On Thu, Nov 5, 2020, 10:03 AM Patrick O'Callaghan <pocallaghan@gmail.com> wrote:
The swapon(8) man page says:

   The  swap  file  implementation in the kernel expects to be able to write
   to the file directly, without the assistance of the filesystem.  This is a
   problem on files with holes or on copy-on-write files on filesystems like Btrfs.

As I'm getting OOM errors when I try to run a VM, it looks like I need
a swap file or partition. I'd prefer to use part of my (large) SSD for
this, but currently it's entirely formatted as BTRFS. Do I need to
resize the BTRFS partition rather than using a swap file?



There's several options depending on the workload.

swapfile on Btrfs performs the same as a swap partition in my testing. The main difference other than the limitations in 'man 5 btrfs' is an additional  set of steps are needed to make it possible to do  hibernation.

The swapfile must not be snapshot. If it is, COW applies and the swapfile can no longer be activated. There's several ways to avoid this if you want to snapshot root (but not the swapfile). Create a /swap subvolume, or /var/swap subvolume. Since btrfa snapshots are not recursive, either of these prevents a snapshot of root from snapshotting the swapfile.

if you aren't doing any snapshotting at all then it doesn't matter you can probably make the swapfile most anywhere.

I've got some work to do to figure out if there's a more elegant way to do it. And of course, encryption and SELinux implications.

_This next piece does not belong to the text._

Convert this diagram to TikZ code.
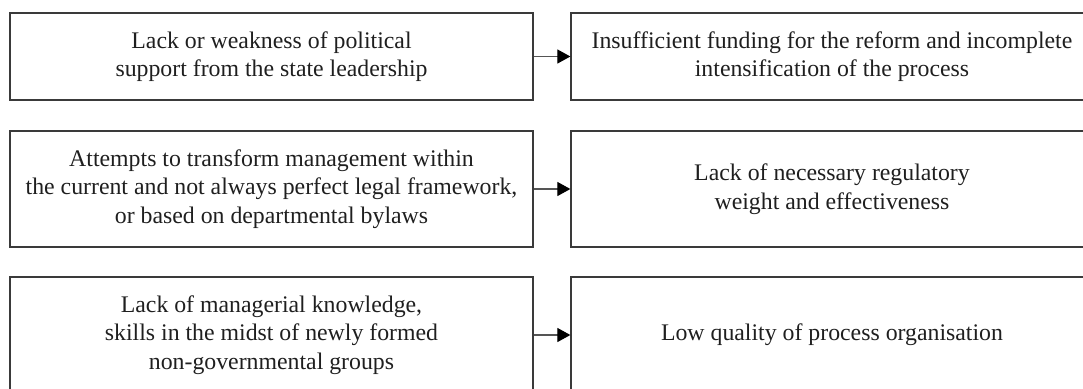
\documentclass[tikz,border=0pt]{standalone}
\usepackage{fontspec}
\setmainfont{Liberation Serif}
\usetikzlibrary{arrows.meta}
\definecolor{boxline}{HTML}{3A3A3A}
\definecolor{arrline}{HTML}{555555}
\tikzset{
  box/.style={draw=boxline, line width=1.3pt, rectangle, inner sep=0pt,
    minimum width=523pt, align=center, text=black!88,
    font=\fontsize{23.8pt}{28.5pt}\selectfont},
  rbox/.style={box, minimum width=522pt},
  conn/.style={draw=arrline, line width=1.2pt, -{Triangle[length=13pt,width=14pt,color=black]}}
}
\begin{document}
\begin{tikzpicture}[x=1pt,y=1pt]
\useasboundingbox (0,0) rectangle (1083,-388);
\clip (0,0) rectangle (1083,-388);
\node[box, minimum height=87pt] (l1) at (271.5,-56.5) {Lack or weakness of political\\support from the state leadership};
\node[rbox, minimum height=87pt] (r1) at (832,-56.5) {Insufficient funding for the reform and incomplete\\intensification of the process};
\node[box, minimum height=116pt] (l2) at (271.5,-189) {Attempts to transform management within\\the current and not always perfect legal framework,\\or based on departmental bylaws};
\node[rbox, minimum height=116pt] (r2) at (832,-189) {Lack of necessary regulatory\\weight and effectiveness};
\node[box, minimum height=116pt] (l3) at (271.5,-335) {Lack of managerial knowledge,\\skills in the midst of newly formed\\non-governmental groups};
\node[rbox, minimum height=116pt] (r3) at (832,-335) {Low quality of process organisation};
\draw[conn] (l1) -- (r1);
\draw[conn] (l2) -- (r2);
\draw[conn] (l3) -- (r3);
\end{tikzpicture}
\end{document}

The longer story is to automatically create the swap files on demand dynamically in the proper location. And in that case possibly use zswap, instead of swap on zram. 

It's a bit esoteric, but there is a way to track sysfs memory.stat for page faults. And the zram driver tracks some statistics that could be helpful in figuring out situations where zram is getting full of seldom used dirty pages that are just taking up memory. In those kinds of workloads it's probably more beneficial to use conventional disk-based swap. That's because disk space swap fully evicts the page, freeing up all of that memory, whereas with the zram based swap we are still consuming some memory, in effect it's a partial eviction.

One thing to watch out for with new installs, it's possible we will see cases where there's average or below average RAM and heavy Firefox usage. And it could be easier to go below the low water threshold on zram-based swap, leading to early home issuing SIGTERM to a Firefox tab. This does get logged.

I think the first recommendation is to create a custom zram-generator configuration and bump the size of the zram device from 50% ram to 75% ram. While 100% is normally OK, it might be a use case better off with disk based swap. It just depends on the workload.

Most users should be ok with the defaults. It's what I'm using most of the time for over one year now. But I'm always on the lookout for any issues.

--
Chris Murphy